Saturday, July 10, 2010
Old Friends New Habits
I have been lucky for the most part. My friends have been super supportive of the changes I have made. They have listened, supported, comforted, lifted me up when I needed it and flagged my crazy when I was desperately in need of that to. I had an experience recently that wasn't awful but left me unsettled. I saw an old friend, one of my oldest actually, who has gained a lot of weight. How much I do not know, but enough to be more then a blip on the radar and more a Houston we have a problem. I can be honest enough to admit a few years ago this probably would have not pleased me but made me feel less alone. Now it does not affect me really except for she had not seen me in a quite and while and I am easily the thinnest I have been in 15 years, and we've been friends for 18. This was not easy for her. There was some passive aggressive behavior, a comment or two, and me being left feeling confused, unsettled, and then well it's her problem not mine. The one positive about when these things happen is I am left with a lesson and more tools to deal with what lies before me. Women are competitive by nature.

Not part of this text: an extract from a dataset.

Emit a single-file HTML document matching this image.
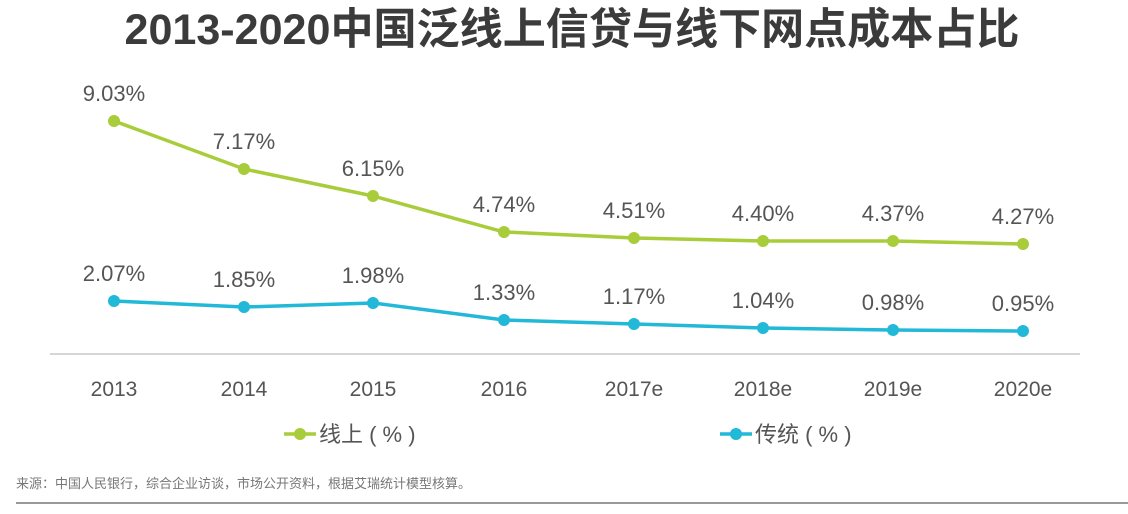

This is not a new idea, but most of my girlfriends are not. I have one or two, but that's their thing not mine. This friend happens to be competitive and I wonder if my weight loss bothered her more on that level then it did on a weight loss one. Who knows. I could muse about this forever, but what I come back to time and time again is I am doing this for me. Not to upset others, threaten them, for them any of that. For the first time in my life I am getting healthy because I want to and believe at this point in my life it is what I need to be doing for myself. It's a cool thing because besides helping me be more successful it keeps me grounded.